Though I also read recently that the population of Germany declined by
one-third during the politico-religious fighting of the Reformation
and Counter-Reformation, so maybe I ought to avoid Luther's act
altogether. ... In any case, a big part of the problem here is
simply that not enough people speak (let alone write) enough English
to participate. Time demands are another problem. We'll
see.
Regards,
Fred
----- Original Message -----
From: RaceM
To: mondragon@cog.kent.edu
Sent: Tuesday, July 02, 2002 2:13 PM
Subject: Re: Mondragon: Re: Mondragon
Dear Race, Chris and mondragon@cog:
Lots of, uh, challenging short-term deadlines in
Mondragon. Lean production, you know. Hope to add my two
cents to the discussion when things slow down a bit at the end of the
month or in August. I was just scratching out a handful of
"key" factors I think have been in play in Mondragon in
recent years and the list quickly grew to a dozen or fifteen.
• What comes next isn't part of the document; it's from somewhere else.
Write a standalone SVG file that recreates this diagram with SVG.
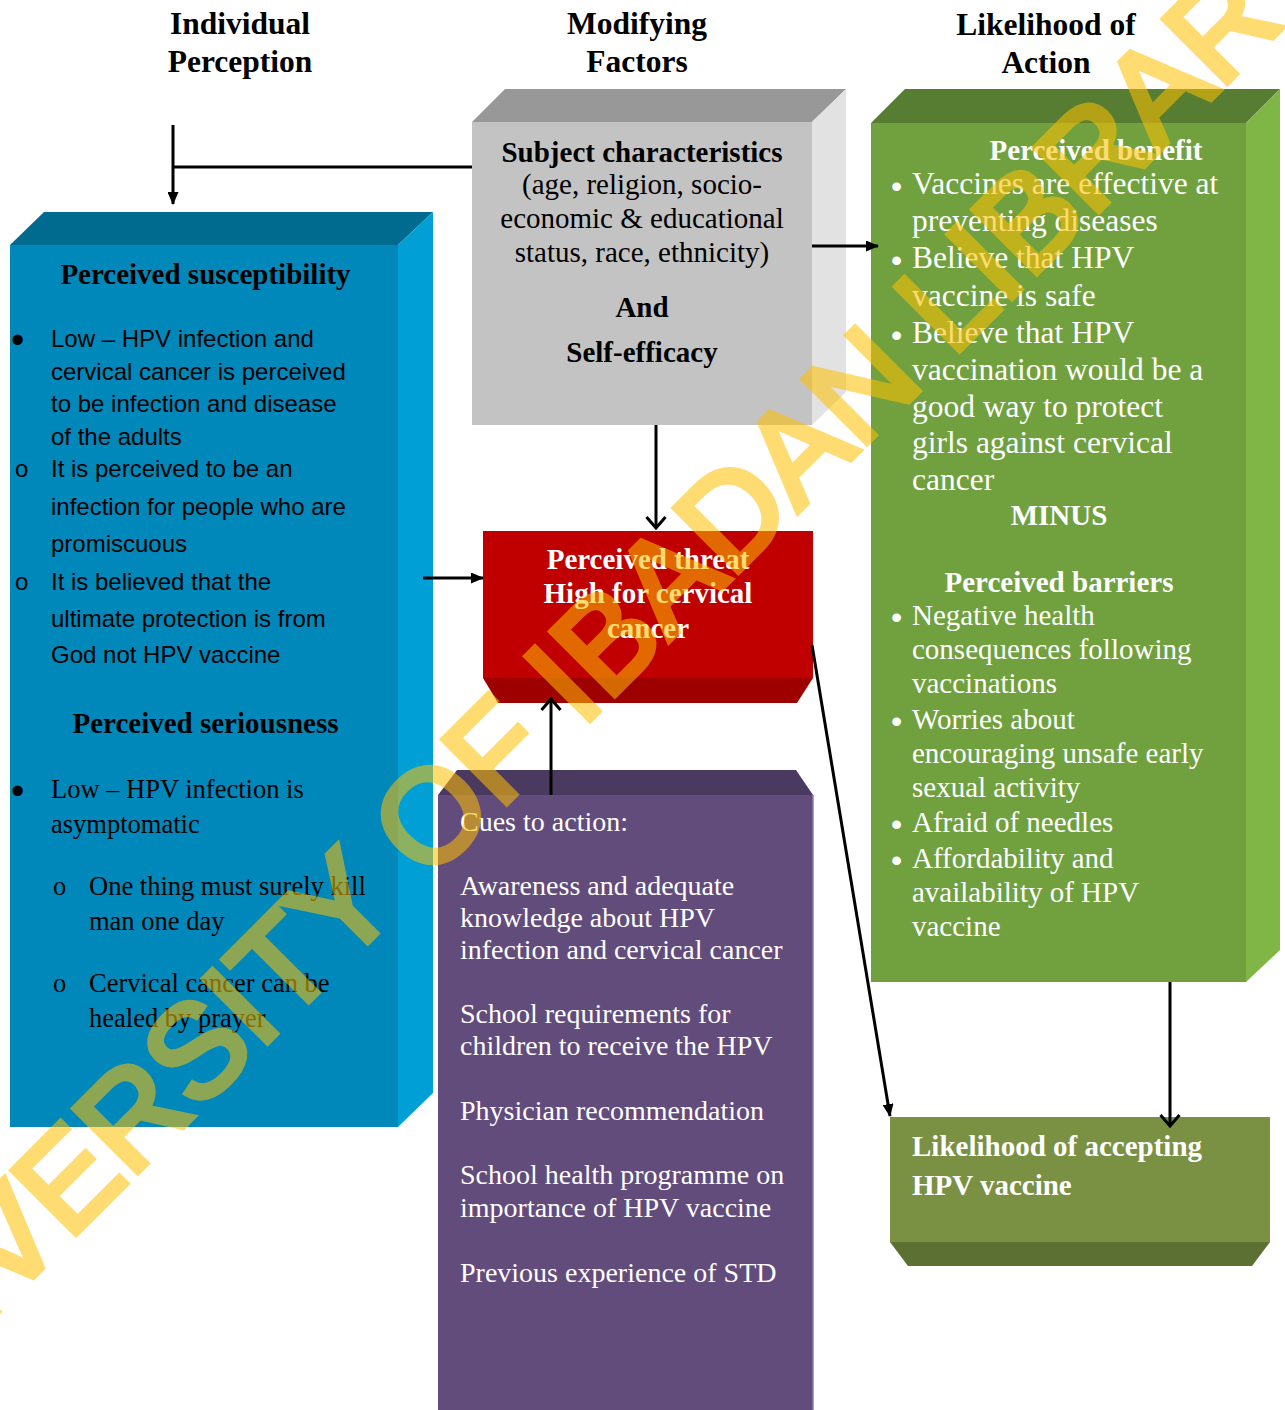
<svg xmlns="http://www.w3.org/2000/svg" width="1285" height="1410" viewBox="0 0 1285 1410">
<style>
.h{font-family:"Liberation Serif","Times New Roman",serif;font-weight:bold;font-size:31.5px;fill:#000;text-anchor:middle}
.tb{font-family:"Liberation Serif","Times New Roman",serif;font-weight:bold;font-size:29px}
.tr{font-family:"Liberation Serif","Times New Roman",serif;font-size:29px}
.sans{font-family:"Liberation Sans",Arial,sans-serif;font-size:24px;fill:#000}
.bul{font-family:"Liberation Sans",Arial,sans-serif;font-size:38px;fill:#000}
.ser26{font-family:"Liberation Serif","Times New Roman",serif;font-size:26.5px;fill:#000}
.g31{font-family:"Liberation Serif","Times New Roman",serif;font-size:31.5px;fill:#fff}
.g29{font-family:"Liberation Serif","Times New Roman",serif;font-size:29px;fill:#fff}
.gb{font-family:"Liberation Sans",Arial,sans-serif;font-size:32px;fill:#fff}
.pur{font-family:"Liberation Serif","Times New Roman",serif;font-size:28px;fill:#fff}
.mid{text-anchor:middle}
.w{fill:#fff}
.k{fill:#000}
.conn{stroke:#000;stroke-width:3;fill:none}
</style>
<defs>
<marker id="tri" viewBox="0 0 13 11" refX="12" refY="5.5" markerWidth="13" markerHeight="11" orient="auto" markerUnits="userSpaceOnUse"><path d="M0,0 L13,5.5 L0,11 z" fill="#000"/></marker>
<marker id="vee" viewBox="0 0 14 22" refX="12" refY="11" markerWidth="14" markerHeight="22" orient="auto" markerUnits="userSpaceOnUse"><path d="M1,1.5 L12,11 L1,20.5" fill="none" stroke="#000" stroke-width="3"/></marker>
</defs>
<rect width="1285" height="1410" fill="#fff"/>

<g id="headers">
<text class="h" x="240" y="34">Individual</text>
<text class="h" x="240" y="72">Perception</text>
<text class="h" x="637" y="34">Modifying</text>
<text class="h" x="637" y="72">Factors</text>
<text class="h" x="1046" y="35">Likelihood of</text>
<text class="h" x="1046" y="73">Action</text>
</g>

<g id="node-susceptibility">
<polygon points="10,245 44,212 433,212 398,245" fill="#006B8F"/>
<polygon points="398,245 433,212 433,1093 398,1127" fill="#00A0D6"/>
<rect x="10" y="245" width="388" height="882" fill="#0088BB"/>
<text class="tb k mid" x="205.5" y="284">Perceived susceptibility</text>
<text class="bul" x="11" y="353">•</text>
<text class="sans" x="51" y="347">Low – HPV infection and</text>
<text class="sans" x="51" y="380">cervical cancer is perceived</text>
<text class="sans" x="51" y="412">to be infection and disease</text>
<text class="sans" x="51" y="445">of the adults</text>
<text class="sans" x="15" y="477">o</text>
<text class="sans" x="51" y="477">It is perceived to be an</text>
<text class="sans" x="51" y="515">infection for people who are</text>
<text class="sans" x="51" y="552">promiscuous</text>
<text class="sans" x="15" y="590">o</text>
<text class="sans" x="51" y="590">It is believed that the</text>
<text class="sans" x="51" y="627">ultimate protection is from</text>
<text class="sans" x="51" y="663">God not HPV vaccine</text>
<text class="tb k mid" x="205.5" y="733">Perceived seriousness</text>
<text class="bul" x="11" y="804">•</text>
<text class="ser26" x="51" y="798">Low – HPV infection is</text>
<text class="ser26" x="51" y="833">asymptomatic</text>
<text class="ser26" x="53" y="895">o</text>
<text class="ser26" x="89" y="895">One thing must surely kill</text>
<text class="ser26" x="89" y="930">man one day</text>
<text class="ser26" x="53" y="992">o</text>
<text class="ser26" x="89" y="992">Cervical cancer can be</text>
<text class="ser26" x="89" y="1027">healed by prayer</text>
</g>

<g id="node-modifying">
<polygon points="472,122 505,89 846,89 812,122" fill="#989898"/>
<polygon points="812,122 846,89 846,392 812,425" fill="#E2E2E2"/>
<rect x="472" y="122" width="340" height="303" fill="#C3C3C3"/>
<text class="tb k mid" x="642" y="162">Subject characteristics</text>
<text class="tr k mid" x="642" y="194">(age, religion, socio-</text>
<text class="tr k mid" x="642" y="228">economic &amp; educational</text>
<text class="tr k mid" x="642" y="262">status, race, ethnicity)</text>
<text class="tb k mid" x="642" y="317">And</text>
<text class="tb k mid" x="642" y="362">Self-efficacy</text>
</g>

<g id="node-threat">
<polygon points="483,678 813,678 797,703 498,703" fill="#9E0000"/>
<rect x="483" y="531" width="330" height="147" fill="#C00000"/>
<text class="tb w mid" x="648" y="569">Perceived threat</text>
<text class="tb w mid" x="648" y="603">High for cervical</text>
<text class="tb w mid" x="648" y="638">cancer</text>
</g>

<g id="node-cues">
<polygon points="438,795 457,770 796,770 813,795" fill="#4B3A60"/>
<rect x="438" y="795" width="375" height="615" fill="#624C7C"/>
<line x1="813" y1="795" x2="813" y2="1410" stroke="#8E7FAE" stroke-width="1.5"/>
<text class="pur" x="460" y="831">Cues to action:</text>
<text class="pur" x="460" y="895">Awareness and adequate</text>
<text class="pur" x="460" y="927">knowledge about HPV</text>
<text class="pur" x="460" y="959">infection and cervical cancer</text>
<text class="pur" x="460" y="1023">School requirements for</text>
<text class="pur" x="460" y="1055">children to receive the HPV</text>
<text class="pur" x="460" y="1120">Physician recommendation</text>
<text class="pur" x="460" y="1184">School health programme on</text>
<text class="pur" x="460" y="1217">importance of HPV vaccine</text>
<text class="pur" x="460" y="1282">Previous experience of STD</text>
</g>

<g id="node-benefit">
<polygon points="871,123 905,89 1280,89 1246,123" fill="#567D31"/>
<polygon points="1246,123 1280,89 1280,950 1246,982" fill="#7FB646"/>
<rect x="871" y="123" width="375" height="859" fill="#71A13F"/>
<text class="tb w mid" x="1096" y="160">Perceived benefit</text>
<text class="gb" x="891" y="197">•</text>
<text class="g31" x="912" y="194">Vaccines are effective at</text>
<text class="g31" x="912" y="231">preventing diseases</text>
<text class="gb" x="891" y="271">•</text>
<text class="g31" x="912" y="268">Believe that HPV</text>
<text class="g31" x="912" y="306">vaccine is safe</text>
<text class="gb" x="891" y="346">•</text>
<text class="g31" x="912" y="343">Believe that HPV</text>
<text class="g31" x="912" y="380">vaccination would be a</text>
<text class="g31" x="912" y="417">good way to protect</text>
<text class="g31" x="912" y="453">girls against cervical</text>
<text class="g31" x="912" y="490">cancer</text>
<text class="tb w mid" x="1059" y="525">MINUS</text>
<text class="tb w mid" x="1059" y="592">Perceived barriers</text>
<text class="gb" x="891" y="628">•</text>
<text class="g29" x="912" y="625">Negative health</text>
<text class="g29" x="912" y="659">consequences following</text>
<text class="g29" x="912" y="693">vaccinations</text>
<text class="gb" x="891" y="732">•</text>
<text class="g29" x="912" y="729">Worries about</text>
<text class="g29" x="912" y="763">encouraging unsafe early</text>
<text class="g29" x="912" y="797">sexual activity</text>
<text class="gb" x="891" y="835">•</text>
<text class="g29" x="912" y="832">Afraid of needles</text>
<text class="gb" x="891" y="871">•</text>
<text class="g29" x="912" y="868">Affordability and</text>
<text class="g29" x="912" y="902">availability of HPV</text>
<text class="g29" x="912" y="936">vaccine</text>
</g>

<g id="node-outcome">
<polygon points="890,1242 1270,1242 1252,1266 908,1266" fill="#5D7033"/>
<rect x="890" y="1117" width="380" height="125" fill="#7A9144"/>
<text class="tb w" x="912" y="1156">Likelihood of accepting</text>
<text class="tb w" x="912" y="1195">HPV vaccine</text>
</g>

<g id="connectors">
<polyline class="conn" points="472,167 173,167"/>
<line class="conn" x1="173" y1="125" x2="173" y2="204" marker-end="url(#tri)"/>
<line class="conn" x1="812" y1="246" x2="878" y2="246" marker-end="url(#tri)"/>
<line class="conn" x1="656" y1="425" x2="656" y2="528" marker-end="url(#vee)"/>
<line class="conn" x1="423" y1="578" x2="483" y2="578" marker-end="url(#tri)"/>
<line class="conn" x1="551" y1="795" x2="551" y2="699" marker-end="url(#vee)"/>
<line class="conn" x1="812" y1="645" x2="890" y2="1116" marker-end="url(#tri)"/>
<line class="conn" x1="1170" y1="982" x2="1170" y2="1126" marker-end="url(#vee)"/>
</g>

<g id="watermark" opacity="0.55">
<text x="0" y="0" transform="translate(597,713) rotate(-45)" text-anchor="middle" font-family="Liberation Sans, Arial, sans-serif" font-size="131px" fill="#FFC000" stroke="#FFC000" stroke-width="6">UNIVERSITY OF IBADAN LIBRARY</text>
</g>
</svg>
Reminds me of the comment made by a Canadian who visited the co-ops a
year or so ago. She said, "Whenever we ask you a question
about Mondragon, your first response is: 'It's complicated' or
'Yes and no' or 'It depends.' "
Regards,
Fred
----- Original Message -----
From: Hsq95@aol.com
To: mondragon@cog.kent.edu
Cc: lr@ownershipassociates.com ; ff@ownershipassociates.com
Sent: Monday, July 01, 2002 1:04 AM
Subject: Re: Mondragon: Re: Mondragon
Race -
I believe that through past correspondence you have acknowledged an
acquaintance with my partner Fred Freundlich who teaches on the
faculty of Mondragon University. He and his colleague Luxio
Ugarte have a long standing theoretical and practical interest in the
democratization issues you describe as they are being played out in
Mondragon. Those questions are also a major focus of our work
here at Ownership Associates in ESOP and cooperative companies that
are our clients.
If you aren't in touch with Fred and Luxio on these topics, you may
want to consider doing so (ff@ownershipassociates.com). You can
see for yourself if our work at Ownership Associates has anything to
contribute to these questions. My partner Loren Rodgers who
takes the lead on our Ownership Culture Survey (OCS) work and other
responsibilities is nearly finished with a re-tooling of our web page
that will provide easier access to people who wish to make use of our
work. This note will hopefully spur him on to get the revised
web page done in the coming week.
Loren will be presenting on some of that work at the Eastern States
Worker Cooperative Conference along with Tim Huet and others July
10-21 at the University of Maryland. I will unfortunately be
tied up at a competing conference in Philadelphia most of that weekend
on behalf of the Mondragon inspired Sweat X project. I may be in
there that Friday night. Are you planning to attend?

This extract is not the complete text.